СВЯТАЯ ТЕРЕЗА ИЗ ЛИЗЬЕ
Тереза из Лизье умерла в конце прошлого века, в 1897 году, и была канонизирована в 1925, так быстро, что не были соблюдены даже положенные сроки. Пий X, начавший процесс о канонизации, предвидел, что она будет признана "величайшей святой Нового Времени". Пий XI, ее канонизировавший, назвал ее "звездой своего понтификата" и назвал "ураганом славы" всемирное движение, окружившее любовью и почитанием молодую кармелитку, умершую в 24 года и объявленную блаженной, когда, если бы она осталась в живых, ей было бы всего 50 лет.
Кроме того - и это может показаться парадоксом - он провозгласил Терезу, бывшую монахиней-затворницей, главной покровительницей всех миссий и всех миссионеров на земле.
В 1937 году кардинал Пачелли в качестве папского легата освятил посвященную ей церковь в Лизье и назвал Терезу "маленькой скинией Бога живого", ставшей "огромным храмом человечества, ею завоеванного". Впоследствии, став Папой, он провозгласил ее покровительницей Франции наряду со св. Жанной д'Арк.
В пятидесятую годовщину ее смерти, сразу же после второй мировой войны, урну с телом той, которую отныне называли "Терезой Французской", провезли по всей стороне и везде она встречала восторженный прием.
Сотни тысяч экземпляров автобиографии, написанной маленькой Терезой Мартэн, разошлись по свету, а ее изображение за один только год - с 1915 до 1916 - было отпечатано в четырех миллионах экземпляров.

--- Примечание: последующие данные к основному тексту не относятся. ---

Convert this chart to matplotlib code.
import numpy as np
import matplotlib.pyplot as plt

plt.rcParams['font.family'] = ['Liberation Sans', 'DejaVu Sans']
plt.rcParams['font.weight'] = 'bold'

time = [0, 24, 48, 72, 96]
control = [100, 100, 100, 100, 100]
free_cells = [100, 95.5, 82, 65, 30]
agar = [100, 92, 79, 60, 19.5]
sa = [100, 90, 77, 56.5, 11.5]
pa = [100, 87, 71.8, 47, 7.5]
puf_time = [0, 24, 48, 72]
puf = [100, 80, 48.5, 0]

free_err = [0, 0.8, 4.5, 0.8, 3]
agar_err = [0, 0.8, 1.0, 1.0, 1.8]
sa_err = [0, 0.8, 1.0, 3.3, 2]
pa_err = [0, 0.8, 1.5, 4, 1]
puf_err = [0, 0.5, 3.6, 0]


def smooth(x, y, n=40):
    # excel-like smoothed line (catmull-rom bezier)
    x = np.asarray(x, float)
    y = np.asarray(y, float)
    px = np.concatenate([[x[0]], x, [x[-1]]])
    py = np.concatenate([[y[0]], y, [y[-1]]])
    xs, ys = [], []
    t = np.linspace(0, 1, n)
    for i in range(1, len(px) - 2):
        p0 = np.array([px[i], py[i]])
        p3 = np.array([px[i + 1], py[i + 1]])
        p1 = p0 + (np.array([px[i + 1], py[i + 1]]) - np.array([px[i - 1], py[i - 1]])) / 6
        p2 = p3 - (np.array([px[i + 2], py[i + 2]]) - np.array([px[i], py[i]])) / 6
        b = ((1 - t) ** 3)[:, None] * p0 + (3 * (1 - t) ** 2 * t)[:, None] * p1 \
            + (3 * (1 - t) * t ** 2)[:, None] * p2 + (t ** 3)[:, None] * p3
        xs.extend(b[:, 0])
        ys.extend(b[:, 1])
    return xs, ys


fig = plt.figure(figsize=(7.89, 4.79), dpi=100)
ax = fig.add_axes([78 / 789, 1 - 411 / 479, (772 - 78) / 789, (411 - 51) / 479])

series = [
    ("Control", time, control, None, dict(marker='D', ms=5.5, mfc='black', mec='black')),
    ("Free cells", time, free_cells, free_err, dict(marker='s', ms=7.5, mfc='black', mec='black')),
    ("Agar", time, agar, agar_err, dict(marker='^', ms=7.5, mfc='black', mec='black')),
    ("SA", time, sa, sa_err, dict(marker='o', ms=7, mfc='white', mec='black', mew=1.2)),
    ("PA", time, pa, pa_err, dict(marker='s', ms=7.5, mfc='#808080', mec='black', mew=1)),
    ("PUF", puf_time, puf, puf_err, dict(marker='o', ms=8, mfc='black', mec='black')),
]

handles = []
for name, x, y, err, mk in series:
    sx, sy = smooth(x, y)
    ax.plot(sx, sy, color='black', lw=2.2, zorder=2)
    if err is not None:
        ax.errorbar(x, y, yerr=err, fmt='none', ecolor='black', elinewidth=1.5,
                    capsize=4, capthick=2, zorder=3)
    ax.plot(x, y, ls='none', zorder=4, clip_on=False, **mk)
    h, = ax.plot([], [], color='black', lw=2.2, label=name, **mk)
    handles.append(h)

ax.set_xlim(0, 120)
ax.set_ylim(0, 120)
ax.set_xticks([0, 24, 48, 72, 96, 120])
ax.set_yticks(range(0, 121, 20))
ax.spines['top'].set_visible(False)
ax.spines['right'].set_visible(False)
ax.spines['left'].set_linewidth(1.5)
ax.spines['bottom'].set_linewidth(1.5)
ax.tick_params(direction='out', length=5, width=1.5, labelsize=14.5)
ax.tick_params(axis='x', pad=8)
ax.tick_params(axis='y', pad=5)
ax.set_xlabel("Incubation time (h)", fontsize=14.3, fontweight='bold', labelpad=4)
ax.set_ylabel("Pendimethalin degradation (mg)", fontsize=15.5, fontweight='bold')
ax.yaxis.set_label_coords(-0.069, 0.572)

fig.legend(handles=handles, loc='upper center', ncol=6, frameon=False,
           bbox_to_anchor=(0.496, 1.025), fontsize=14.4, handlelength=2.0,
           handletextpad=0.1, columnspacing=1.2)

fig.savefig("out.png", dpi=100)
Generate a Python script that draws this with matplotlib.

В годы двух мировых войн к ней прибегало за помощью и утешением множество людей на полях сражений и в концлагерях.
Ее называли "самой любимой девушкой на земле".
Уже до канонизации ей приписывали 4000 чудес. Она сама обещала: "Если мои желания будут исполнены, мое небо обратится на землю вплоть до конца света. Я хочу с неба делать добро на земле". И с удивительной простотой она предсказала: "Я знаю, что весь мир будет меня любить".

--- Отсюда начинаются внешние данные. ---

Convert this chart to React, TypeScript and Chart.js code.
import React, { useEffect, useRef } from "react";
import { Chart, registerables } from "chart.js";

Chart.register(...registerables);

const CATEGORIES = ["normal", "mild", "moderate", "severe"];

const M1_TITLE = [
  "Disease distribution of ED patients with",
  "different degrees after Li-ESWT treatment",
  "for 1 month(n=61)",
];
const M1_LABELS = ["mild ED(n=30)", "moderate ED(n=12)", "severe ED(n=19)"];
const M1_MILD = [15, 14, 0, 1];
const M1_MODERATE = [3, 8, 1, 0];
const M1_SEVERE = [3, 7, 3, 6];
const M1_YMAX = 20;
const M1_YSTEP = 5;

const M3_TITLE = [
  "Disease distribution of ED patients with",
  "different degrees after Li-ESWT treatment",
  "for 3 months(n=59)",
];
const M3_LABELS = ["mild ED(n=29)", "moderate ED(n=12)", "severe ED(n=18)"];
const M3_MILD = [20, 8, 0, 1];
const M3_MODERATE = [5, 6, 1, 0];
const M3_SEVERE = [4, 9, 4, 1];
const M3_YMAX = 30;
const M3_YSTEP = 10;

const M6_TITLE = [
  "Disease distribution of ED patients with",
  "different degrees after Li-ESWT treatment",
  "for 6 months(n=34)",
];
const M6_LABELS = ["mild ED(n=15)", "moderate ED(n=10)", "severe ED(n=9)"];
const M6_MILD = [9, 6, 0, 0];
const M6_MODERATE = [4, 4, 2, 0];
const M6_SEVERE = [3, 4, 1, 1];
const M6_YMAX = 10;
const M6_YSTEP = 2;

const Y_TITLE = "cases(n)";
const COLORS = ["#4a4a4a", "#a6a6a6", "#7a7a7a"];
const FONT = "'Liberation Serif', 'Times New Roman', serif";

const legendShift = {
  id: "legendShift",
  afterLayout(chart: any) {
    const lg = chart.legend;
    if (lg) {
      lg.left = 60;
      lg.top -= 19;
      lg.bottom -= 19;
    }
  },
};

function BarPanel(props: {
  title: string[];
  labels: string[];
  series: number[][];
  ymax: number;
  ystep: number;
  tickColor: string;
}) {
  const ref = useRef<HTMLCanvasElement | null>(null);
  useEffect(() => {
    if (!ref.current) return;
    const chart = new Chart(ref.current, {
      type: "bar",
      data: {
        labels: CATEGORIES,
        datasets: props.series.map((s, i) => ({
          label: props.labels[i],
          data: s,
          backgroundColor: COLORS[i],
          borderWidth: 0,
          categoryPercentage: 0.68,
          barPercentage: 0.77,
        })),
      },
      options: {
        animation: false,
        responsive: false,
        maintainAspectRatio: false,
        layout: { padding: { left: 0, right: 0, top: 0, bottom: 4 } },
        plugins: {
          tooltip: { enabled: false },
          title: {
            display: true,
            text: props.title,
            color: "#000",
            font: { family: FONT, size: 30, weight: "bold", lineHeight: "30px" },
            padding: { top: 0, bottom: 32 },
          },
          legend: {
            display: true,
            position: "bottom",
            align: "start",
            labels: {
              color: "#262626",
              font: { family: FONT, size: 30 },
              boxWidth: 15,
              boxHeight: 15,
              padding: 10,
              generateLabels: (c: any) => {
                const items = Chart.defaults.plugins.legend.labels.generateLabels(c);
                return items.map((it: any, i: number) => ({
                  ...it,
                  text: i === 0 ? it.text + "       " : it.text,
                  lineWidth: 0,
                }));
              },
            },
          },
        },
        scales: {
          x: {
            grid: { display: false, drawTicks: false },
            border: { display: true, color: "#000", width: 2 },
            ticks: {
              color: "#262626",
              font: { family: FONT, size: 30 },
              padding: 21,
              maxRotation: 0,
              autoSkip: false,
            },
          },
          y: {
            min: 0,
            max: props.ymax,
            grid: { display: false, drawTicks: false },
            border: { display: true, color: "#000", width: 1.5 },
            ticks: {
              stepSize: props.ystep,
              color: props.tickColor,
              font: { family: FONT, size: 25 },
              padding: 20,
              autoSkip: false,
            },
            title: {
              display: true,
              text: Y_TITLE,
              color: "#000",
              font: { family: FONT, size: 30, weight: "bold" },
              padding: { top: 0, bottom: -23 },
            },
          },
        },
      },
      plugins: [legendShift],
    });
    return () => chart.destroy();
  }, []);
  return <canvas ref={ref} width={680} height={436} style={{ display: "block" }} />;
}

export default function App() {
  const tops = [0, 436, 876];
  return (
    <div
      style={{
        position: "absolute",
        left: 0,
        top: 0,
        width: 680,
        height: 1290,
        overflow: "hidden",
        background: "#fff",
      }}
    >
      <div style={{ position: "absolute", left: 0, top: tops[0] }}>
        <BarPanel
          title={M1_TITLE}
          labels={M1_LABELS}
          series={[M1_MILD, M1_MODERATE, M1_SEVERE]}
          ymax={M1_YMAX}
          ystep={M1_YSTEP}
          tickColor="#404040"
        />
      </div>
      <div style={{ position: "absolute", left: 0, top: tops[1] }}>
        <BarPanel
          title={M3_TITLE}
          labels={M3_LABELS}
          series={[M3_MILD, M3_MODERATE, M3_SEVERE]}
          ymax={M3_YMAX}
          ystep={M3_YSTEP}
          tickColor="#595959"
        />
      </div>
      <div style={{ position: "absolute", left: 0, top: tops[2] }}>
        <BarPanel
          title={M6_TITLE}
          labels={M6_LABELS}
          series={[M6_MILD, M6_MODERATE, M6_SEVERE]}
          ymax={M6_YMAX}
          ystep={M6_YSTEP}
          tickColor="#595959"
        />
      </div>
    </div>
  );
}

Что же произошло? Некоторые современные богословы и ученые пребывают в растерянности. Они спрашивают себя, не обязана ли Тереза своей славой недоразумению: кажется, что она неожиданно показала слишком легкий, улыбчивый, домашний путь к святости; кажется, что она одним ударом опрокинула древнее здание героической святости, невозможной для простых верующих, ради повседневной святости, состоящей из мелочей и розовых лепестков, рассыпанных над Распятием или перед Святейшим Таинством, как когда-то рассыпали их дети во время процессии Тела Господня.